Requirements ▸ Skip the pictures and extract all of the lines exactly as written.

Data segment ▸

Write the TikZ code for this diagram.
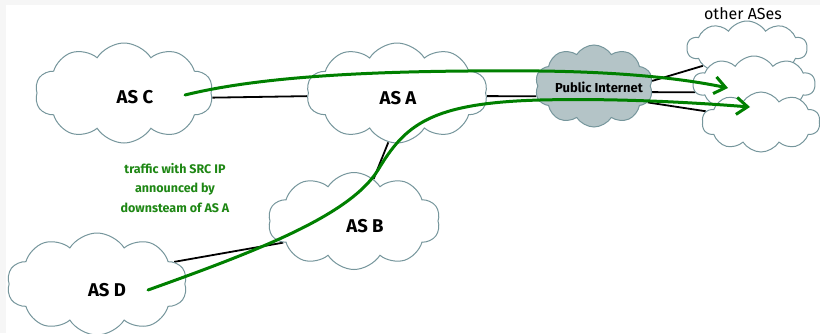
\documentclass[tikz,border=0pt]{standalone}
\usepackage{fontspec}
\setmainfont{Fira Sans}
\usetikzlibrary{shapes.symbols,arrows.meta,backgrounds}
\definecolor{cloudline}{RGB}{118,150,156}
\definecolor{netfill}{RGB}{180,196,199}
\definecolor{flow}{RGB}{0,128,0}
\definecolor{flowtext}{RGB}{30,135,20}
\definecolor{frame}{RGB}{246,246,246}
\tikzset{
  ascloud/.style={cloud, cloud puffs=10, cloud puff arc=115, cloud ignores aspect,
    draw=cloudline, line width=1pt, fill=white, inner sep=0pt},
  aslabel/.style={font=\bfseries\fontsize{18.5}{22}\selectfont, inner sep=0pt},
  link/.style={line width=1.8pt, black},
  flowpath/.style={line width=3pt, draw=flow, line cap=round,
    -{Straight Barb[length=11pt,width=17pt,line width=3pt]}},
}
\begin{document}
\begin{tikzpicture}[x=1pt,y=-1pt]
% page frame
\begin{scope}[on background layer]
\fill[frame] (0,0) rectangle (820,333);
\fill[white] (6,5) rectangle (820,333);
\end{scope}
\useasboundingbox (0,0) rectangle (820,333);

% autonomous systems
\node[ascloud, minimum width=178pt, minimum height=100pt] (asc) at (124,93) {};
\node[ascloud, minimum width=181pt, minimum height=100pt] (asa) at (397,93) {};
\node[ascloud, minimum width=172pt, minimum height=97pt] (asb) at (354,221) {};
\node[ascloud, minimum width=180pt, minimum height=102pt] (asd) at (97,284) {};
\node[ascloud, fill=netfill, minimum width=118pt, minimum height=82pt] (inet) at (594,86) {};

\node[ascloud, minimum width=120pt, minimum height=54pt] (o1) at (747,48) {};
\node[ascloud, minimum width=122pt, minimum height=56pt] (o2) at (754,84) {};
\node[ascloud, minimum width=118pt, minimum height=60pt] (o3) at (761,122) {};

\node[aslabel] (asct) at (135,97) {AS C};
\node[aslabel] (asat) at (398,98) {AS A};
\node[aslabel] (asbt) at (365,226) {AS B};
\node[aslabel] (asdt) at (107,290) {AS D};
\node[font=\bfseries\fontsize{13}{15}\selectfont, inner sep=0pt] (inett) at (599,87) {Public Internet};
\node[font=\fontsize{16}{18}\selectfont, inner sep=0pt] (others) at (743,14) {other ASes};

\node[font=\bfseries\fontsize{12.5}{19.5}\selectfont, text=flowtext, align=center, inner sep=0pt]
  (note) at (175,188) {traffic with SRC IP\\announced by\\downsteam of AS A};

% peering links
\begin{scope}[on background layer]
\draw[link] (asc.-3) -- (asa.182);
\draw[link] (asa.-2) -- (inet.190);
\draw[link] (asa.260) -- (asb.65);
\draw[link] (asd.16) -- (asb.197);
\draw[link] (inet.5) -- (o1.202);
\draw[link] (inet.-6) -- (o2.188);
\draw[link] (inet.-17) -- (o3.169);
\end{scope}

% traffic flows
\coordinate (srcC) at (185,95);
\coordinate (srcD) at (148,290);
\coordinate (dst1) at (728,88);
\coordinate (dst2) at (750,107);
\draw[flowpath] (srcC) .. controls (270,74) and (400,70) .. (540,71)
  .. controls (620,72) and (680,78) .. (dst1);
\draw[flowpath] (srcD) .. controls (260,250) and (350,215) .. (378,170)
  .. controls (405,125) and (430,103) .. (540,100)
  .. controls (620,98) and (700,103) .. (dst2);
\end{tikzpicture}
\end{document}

Reply ▸
Write the TikZ code for this diagram.
\documentclass[tikz,border=0pt]{standalone}
\usepackage{fontspec}
\setmainfont{Fira Sans}
\usetikzlibrary{shapes.symbols,arrows.meta,backgrounds}
\definecolor{cloudline}{RGB}{118,150,156}
\definecolor{netfill}{RGB}{180,196,199}
\definecolor{flow}{RGB}{0,128,0}
\definecolor{flowtext}{RGB}{30,135,20}
\definecolor{frame}{RGB}{246,246,246}
\tikzset{
  ascloud/.style={cloud, cloud puffs=10, cloud puff arc=115, cloud ignores aspect,
    draw=cloudline, line width=1pt, fill=white, inner sep=0pt},
  aslabel/.style={font=\bfseries\fontsize{18.5}{22}\selectfont, inner sep=0pt},
  link/.style={line width=1.8pt, black},
  flowpath/.style={line width=3pt, draw=flow, line cap=round,
    -{Straight Barb[length=11pt,width=17pt,line width=3pt]}},
}
\begin{document}
\begin{tikzpicture}[x=1pt,y=-1pt]
% page frame
\begin{scope}[on background layer]
\fill[frame] (0,0) rectangle (820,333);
\fill[white] (6,5) rectangle (820,333);
\end{scope}
\useasboundingbox (0,0) rectangle (820,333);

% autonomous systems
\node[ascloud, minimum width=178pt, minimum height=100pt] (asc) at (124,93) {};
\node[ascloud, minimum width=181pt, minimum height=100pt] (asa) at (397,93) {};
\node[ascloud, minimum width=172pt, minimum height=97pt] (asb) at (354,221) {};
\node[ascloud, minimum width=180pt, minimum height=102pt] (asd) at (97,284) {};
\node[ascloud, fill=netfill, minimum width=118pt, minimum height=82pt] (inet) at (594,86) {};

\node[ascloud, minimum width=120pt, minimum height=54pt] (o1) at (747,48) {};
\node[ascloud, minimum width=122pt, minimum height=56pt] (o2) at (754,84) {};
\node[ascloud, minimum width=118pt, minimum height=60pt] (o3) at (761,122) {};

\node[aslabel] (asct) at (135,97) {AS C};
\node[aslabel] (asat) at (398,98) {AS A};
\node[aslabel] (asbt) at (365,226) {AS B};
\node[aslabel] (asdt) at (107,290) {AS D};
\node[font=\bfseries\fontsize{13}{15}\selectfont, inner sep=0pt] (inett) at (599,87) {Public Internet};
\node[font=\fontsize{16}{18}\selectfont, inner sep=0pt] (others) at (743,14) {other ASes};

\node[font=\bfseries\fontsize{12.5}{19.5}\selectfont, text=flowtext, align=center, inner sep=0pt]
  (note) at (175,188) {traffic with SRC IP\\announced by\\downsteam of AS A};

% peering links
\begin{scope}[on background layer]
\draw[link] (asc.-3) -- (asa.182);
\draw[link] (asa.-2) -- (inet.190);
\draw[link] (asa.260) -- (asb.65);
\draw[link] (asd.16) -- (asb.197);
\draw[link] (inet.5) -- (o1.202);
\draw[link] (inet.-6) -- (o2.188);
\draw[link] (inet.-17) -- (o3.169);
\end{scope}

% traffic flows
\coordinate (srcC) at (185,95);
\coordinate (srcD) at (148,290);
\coordinate (dst1) at (728,88);
\coordinate (dst2) at (750,107);
\draw[flowpath] (srcC) .. controls (270,74) and (400,70) .. (540,71)
  .. controls (620,72) and (680,78) .. (dst1);
\draw[flowpath] (srcD) .. controls (260,250) and (350,215) .. (378,170)
  .. controls (405,125) and (430,103) .. (540,100)
  .. controls (620,98) and (700,103) .. (dst2);
\end{tikzpicture}
\end{document}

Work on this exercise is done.